T Nation

Sled for GPP Work and Recovery


What's a good program?

One day a week start with 8 pulls for 10-15 secs w 45 secs rest between sets?

I'd rather do pulls than sprints - can you do pulls for such a short length of time.

The reason I'm over-complicating this is because I want to start out very light as I'm completely deconditioned at the moment (havent done anything but weights all year).

  1. Put some weight on it and pull it around a bunch of different ways until you're tired.
  2. Come back later and pull it longer or with more weight.
  3. Profit.


Incomplete rest periods or complete?
How to get workload and intensity right?
I'm not talking about overtraining but fatigue is a very real problem for me - I'm currently in the middle of my first deload for 6 months - I need to stop going until I'm rundown. I need something a bit more clever than just do it til you puke.
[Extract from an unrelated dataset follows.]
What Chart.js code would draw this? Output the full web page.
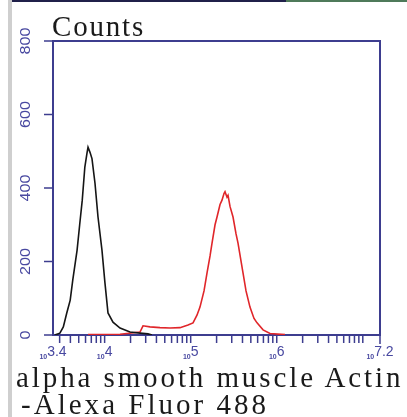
<!DOCTYPE html>
<html>
<head>
<meta charset="utf-8">
<script src="https://cdn.jsdelivr.net/npm/chart.js@4/dist/chart.umd.min.js"></script>
<style>
  html, body { margin: 0; padding: 0; background: #fff; }
  #wrap { position: relative; width: 407px; height: 417px; overflow: hidden; }
  #chart { position: absolute; left: 0; top: 0; }
  .txt {
    position: absolute;
    font-family: "Liberation Serif", "DejaVu Serif", serif;
    font-size: 29px;
    color: #1a1a1a;
    white-space: pre;
    line-height: 1;
  }
  #strip { position: absolute; left: 8px; top: 0; width: 4px; height: 417px; background: #cfcfcf; }
  #topline { position: absolute; left: 12px; top: 0; width: 274px; height: 2px; background: #20204a; }
  #topline2 { position: absolute; left: 286px; top: 0; width: 121px; height: 2px; background: #4f7a5a; }
</style>
</head>
<body>
<div id="wrap">
  <canvas id="chart" width="407" height="417"></canvas>
  <div id="strip"></div>
  <div id="topline"></div>
  <div id="topline2"></div>
  <div class="txt" style="left:52px; top:12px;">Counts</div>
  <div class="txt" style="left:16px; top:363px;">alpha smooth muscle Actin</div>
  <div class="txt" style="left:21px; top:390px;">-Alexa Fluor 488</div>
</div>
<script>
// fluorescence channel, in log10 units (x axis runs 10^3.4 .. 10^7.2)
const controlX = [3.42, 3.48, 3.52, 3.56, 3.60, 3.63, 3.68, 3.71, 3.74, 3.77, 3.795, 3.807, 3.83, 3.853, 3.888, 3.923, 3.969, 4.004, 4.039, 4.097, 4.179, 4.295, 4.411, 4.504, 4.55];
const controlY = [0, 5, 22, 60, 95, 150, 231, 300, 367, 457, 495, 511, 497, 480, 413, 321, 231, 141, 60, 35, 19, 8, 5, 3, 0];

const stainedX = [3.807, 4.179, 4.411, 4.446, 4.527, 4.643, 4.760, 4.876, 4.969, 5.027, 5.073, 5.108, 5.155, 5.190, 5.225, 5.248, 5.283, 5.306, 5.341, 5.364, 5.387, 5.399, 5.422, 5.434, 5.457, 5.492, 5.527, 5.550, 5.608, 5.643, 5.689, 5.736, 5.771, 5.841, 5.922, 6.096];
const stainedY = [1, 2, 8, 25, 22, 20, 19, 20, 27, 33, 54, 76, 120, 169, 215, 250, 300, 321, 355, 367, 385, 390, 375, 380, 350, 321, 275, 250, 169, 120, 76, 45, 33, 14, 4, 1];

const xTickValues = [3.4, 4, 5, 6, 7.2];
const xTickLabels = ["3.4", "4", "5", "6", "7.2"];
const yTickValues = [0, 200, 400, 600, 800];

const AXIS_COLOR = "#3d3d8f";

function toPoints(xs, ys) {
  const pts = [];
  for (let i = 0; i < xs.length; i++) {
    pts.push({ x: xs[i], y: ys[i] });
  }
  return pts;
}

// the original text is set in a fixed-pitch font, about 15.5px a character;
// spread the serif text out to that pitch
function fitPitch() {
  const els = document.querySelectorAll(".txt");
  els.forEach(el => {
    const n = el.textContent.length;
    const natural = el.getBoundingClientRect().width;
    const target = n * 15.5;
    el.style.letterSpacing = ((target - natural) / n).toFixed(2) + "px";
  });
}

// draws the box, the ticks and their labels from the chart's scales
const axesPlugin = {
  id: "histAxes",
  beforeDatasetsDraw(chart) {
    const ctx = chart.ctx;
    const area = chart.chartArea;
    const xs = chart.scales.x;
    const ys = chart.scales.y;

    ctx.save();
    ctx.strokeStyle = AXIS_COLOR;
    ctx.lineWidth = 2;
    ctx.strokeRect(area.left, area.top, area.right - area.left, area.bottom - area.top);

    // y ticks
    ctx.lineWidth = 1.5;
    for (let i = 0; i < yTickValues.length; i++) {
      const py = ys.getPixelForValue(yTickValues[i]);
      ctx.beginPath();
      ctx.moveTo(area.left - 9, py);
      ctx.lineTo(area.left, py);
      ctx.stroke();
      ctx.save();
      ctx.translate(26, py);
      ctx.rotate(-Math.PI / 2);
      ctx.fillStyle = "#4848a0";
      ctx.font = "14px 'Liberation Sans Narrow', 'Liberation Sans', sans-serif";
      ctx.textAlign = "center";
      ctx.textBaseline = "middle";
      ctx.scale(1.15, 1);
      ctx.fillText(String(yTickValues[i]), 0, 0);
      ctx.restore();
    }

    // x ticks, one for each 1..9 x 10^k inside the range
    for (let k = 3; k <= 7; k++) {
      for (let m = 1; m <= 9; m++) {
        const e = k + Math.log10(m);
        if (e < xs.min - 1e-6 || e > xs.max + 1e-6) continue;
        const px = xs.getPixelForValue(e);
        ctx.beginPath();
        ctx.moveTo(px, area.bottom);
        ctx.lineTo(px, area.bottom + 8);
        ctx.stroke();
      }
    }
    ctx.beginPath();
    ctx.moveTo(area.right, area.bottom);
    ctx.lineTo(area.right, area.bottom + 9);
    ctx.stroke();

    // x labels: small "10" with the exponent after it
    ctx.fillStyle = "#4848a0";
    ctx.textBaseline = "alphabetic";
    for (let i = 0; i < xTickValues.length; i++) {
      const px = xs.getPixelForValue(xTickValues[i]);
      ctx.font = "bold 7px 'Liberation Sans', sans-serif";
      const baseW = ctx.measureText("10").width;
      ctx.font = "14px 'Liberation Sans', sans-serif";
      const expW = ctx.measureText(xTickLabels[i]).width;
      const start = px - (baseW + expW) / 2;
      ctx.font = "bold 7px 'Liberation Sans', sans-serif";
      ctx.textAlign = "left";
      ctx.fillText("10", start, area.bottom + 24);
      ctx.font = "14px 'Liberation Sans', sans-serif";
      ctx.fillText(xTickLabels[i], start + baseW, area.bottom + 21);
    }
    ctx.restore();
  }
};

window.addEventListener("DOMContentLoaded", () => {
  fitPitch();
  const ctx = document.getElementById("chart").getContext("2d");
  new Chart(ctx, {
    type: "scatter",
    data: {
      datasets: [
        {
          label: "Control",
          data: toPoints(controlX, controlY),
          showLine: true,
          borderColor: "#151515",
          borderWidth: 1.6,
          pointRadius: 0,
          tension: 0
        },
        {
          label: "alpha smooth muscle Actin",
          data: toPoints(stainedX, stainedY),
          showLine: true,
          borderColor: "#e0262a",
          borderWidth: 1.6,
          pointRadius: 0,
          tension: 0
        }
      ]
    },
    options: {
      responsive: false,
      animation: false,
      layout: { padding: { left: 53, right: 27, top: 41, bottom: 82 } },
      plugins: { legend: { display: false }, tooltip: { enabled: false } },
      scales: {
        x: { type: "linear", min: 3.4, max: 7.2, display: false },
        y: { type: "linear", min: 0, max: 800, display: false }
      }
    },
    plugins: [axesPlugin]
  });
});
</script>
</body>
</html>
if i'm doing sled work during my training week, i usually allow for more recovery than if i was going for an all out conditioning session. the other week, i did a bunch of sprints and pulls, and then squatted a personal best 1rm the next day.

if you're going for this sort of thing, you might just want to set a total volume, and let your fatigue levels dictate how much rest you need.
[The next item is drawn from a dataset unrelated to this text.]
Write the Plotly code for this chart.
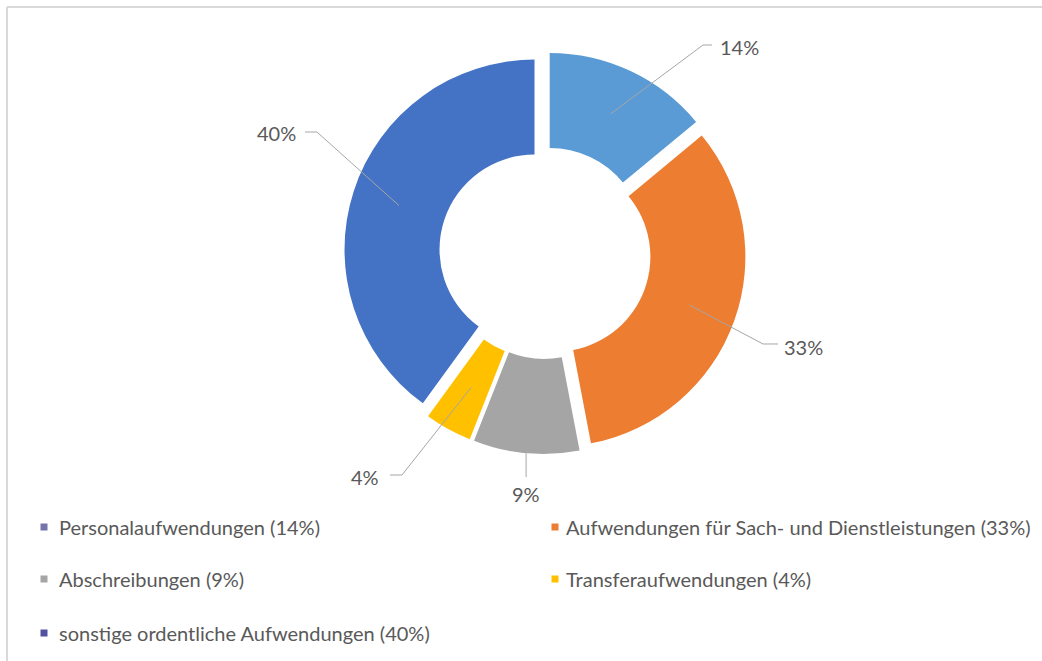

I think I might have found the answer to my question


or one of the possible answers anyway, does anyone else know of any other systematic way to do prowler sprints?


You don't really need a system for GPP and recovery. You can go take a walk or just screw around, as long as it's different and not too tough. You might be overthinking this, you don't really need a program, you can just take a walk, or do some gardening, or just see how many different ways you can pull the sled with a small amount of weight on it. The important part of recovery is just moving around, you don't need to be intense about it.